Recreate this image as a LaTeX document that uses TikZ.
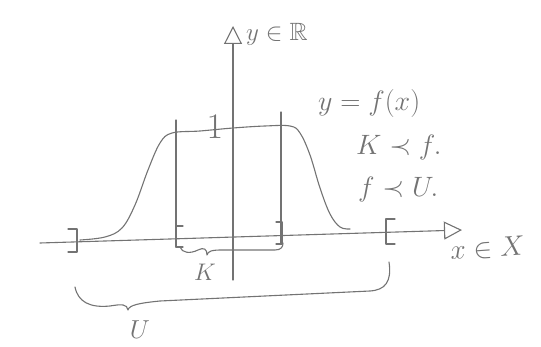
\RequirePackage{fix-cm}
\documentclass[tikz,border=0pt]{standalone}
\usepackage{amssymb}
\usetikzlibrary{arrows.meta}
\definecolor{pencil}{RGB}{115,115,115}
\tikzset{
  pen/.style={draw=pencil, line width=1.1pt, line cap=round, line join=round},
  lbl/.style={text=pencil, inner sep=0pt, font=\fontsize{28}{30}\selectfont},
  axisarrow/.style={pen, -{Triangle[open, length=18pt, width=18pt]}}
}
\begin{document}
\begin{tikzpicture}[x=1pt, y=-1pt]
\useasboundingbox (0,0) rectangle (541,347);
% axes
\coordinate (xs) at (40,243);
\coordinate (xe) at (462,230);
\coordinate (ys) at (233,280);
\coordinate (ye) at (233,26);
\draw[axisarrow] (xs) -- (xe);
\draw[axisarrow] (ys) -- (ye);
\node[lbl, anchor=west, font=\fontsize{25}{27}\selectfont] (ylab) at (246,34) {$y\in\mathbb{R}$};
\node[lbl, anchor=west, rotate=4] (xlab) at (450,251) {$x\in X$};
% bump function
\draw[pen] plot[smooth, tension=0.6] coordinates {
  (80,240) (105,237) (122,228) (135,205) (148,170) (160,143) (172,133)
  (200,131) (233,128) (265,126) (290,126) (300,133) (310,155) (320,188)
  (330,214) (340,227) (350,229)};
% K vertical lines
\draw[pen] (176,120) -- (176,247);
\draw[pen] (281,112) -- (281,244);
% brackets
\draw[pen] (68,229) -- (77,229) -- (77,252) -- (68,252);
\draw[pen] (395,219) -- (386,219) -- (386,244) -- (395,244);
\draw[pen] (183,226) -- (176,226) -- (176,247) -- (183,247);
\draw[pen] (276,222) -- (282,222) -- (282,244) -- (276,244);
% K brace
\draw[pen] (180,247) .. controls (182,253) and (190,254) .. (198,250)
  .. controls (204,247) and (207,249) .. (207,255)
  .. controls (208,251) and (212,250) .. (222,250) -- (275,250)
  .. controls (281,250) and (283,247) .. (283,243);
% U brace
\draw[pen] (75,287) .. controls (78,302) and (90,308) .. (110,306)
  .. controls (122,304) and (127,304) .. (128,310)
  .. controls (129,305) and (140,303) .. (160,301) -- (370,291)
  .. controls (385,290) and (392,282) .. (389,262);
% labels
\node[lbl, font=\fontsize{36}{38}\selectfont] (one) at (215,127) {$1$};
\node[lbl, font=\fontsize{24}{26}\selectfont] (klab) at (205,272) {$K$};
\node[lbl, font=\fontsize{26}{28}\selectfont] (ulab) at (140,330) {$U$};
\node[lbl, anchor=west] (fx) at (318,104) {$y=f(x)$};
\node[lbl, anchor=west] (kf) at (356,148) {$K\prec f.$};
\node[lbl, anchor=west] (fu) at (358,190) {$f\prec U.$};
\end{tikzpicture}
\end{document}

* * * * * * *

- **Task to carry out**:
Every line of text is to be repeated exactly; pictures are left out.

- **Solution for this task**:
Recreate this image as a LaTeX document that uses TikZ.
\RequirePackage{fix-cm}
\documentclass[tikz,border=0pt]{standalone}
\usepackage{amssymb}
\usetikzlibrary{arrows.meta}
\definecolor{pencil}{RGB}{115,115,115}
\tikzset{
  pen/.style={draw=pencil, line width=1.1pt, line cap=round, line join=round},
  lbl/.style={text=pencil, inner sep=0pt, font=\fontsize{28}{30}\selectfont},
  axisarrow/.style={pen, -{Triangle[open, length=18pt, width=18pt]}}
}
\begin{document}
\begin{tikzpicture}[x=1pt, y=-1pt]
\useasboundingbox (0,0) rectangle (541,347);
% axes
\coordinate (xs) at (40,243);
\coordinate (xe) at (462,230);
\coordinate (ys) at (233,280);
\coordinate (ye) at (233,26);
\draw[axisarrow] (xs) -- (xe);
\draw[axisarrow] (ys) -- (ye);
\node[lbl, anchor=west, font=\fontsize{25}{27}\selectfont] (ylab) at (246,34) {$y\in\mathbb{R}$};
\node[lbl, anchor=west, rotate=4] (xlab) at (450,251) {$x\in X$};
% bump function
\draw[pen] plot[smooth, tension=0.6] coordinates {
  (80,240) (105,237) (122,228) (135,205) (148,170) (160,143) (172,133)
  (200,131) (233,128) (265,126) (290,126) (300,133) (310,155) (320,188)
  (330,214) (340,227) (350,229)};
% K vertical lines
\draw[pen] (176,120) -- (176,247);
\draw[pen] (281,112) -- (281,244);
% brackets
\draw[pen] (68,229) -- (77,229) -- (77,252) -- (68,252);
\draw[pen] (395,219) -- (386,219) -- (386,244) -- (395,244);
\draw[pen] (183,226) -- (176,226) -- (176,247) -- (183,247);
\draw[pen] (276,222) -- (282,222) -- (282,244) -- (276,244);
% K brace
\draw[pen] (180,247) .. controls (182,253) and (190,254) .. (198,250)
  .. controls (204,247) and (207,249) .. (207,255)
  .. controls (208,251) and (212,250) .. (222,250) -- (275,250)
  .. controls (281,250) and (283,247) .. (283,243);
% U brace
\draw[pen] (75,287) .. controls (78,302) and (90,308) .. (110,306)
  .. controls (122,304) and (127,304) .. (128,310)
  .. controls (129,305) and (140,303) .. (160,301) -- (370,291)
  .. controls (385,290) and (392,282) .. (389,262);
% labels
\node[lbl, font=\fontsize{36}{38}\selectfont] (one) at (215,127) {$1$};
\node[lbl, font=\fontsize{24}{26}\selectfont] (klab) at (205,272) {$K$};
\node[lbl, font=\fontsize{26}{28}\selectfont] (ulab) at (140,330) {$U$};
\node[lbl, anchor=west] (fx) at (318,104) {$y=f(x)$};
\node[lbl, anchor=west] (kf) at (356,148) {$K\prec f.$};
\node[lbl, anchor=west] (fu) at (358,190) {$f\prec U.$};
\end{tikzpicture}
\end{document}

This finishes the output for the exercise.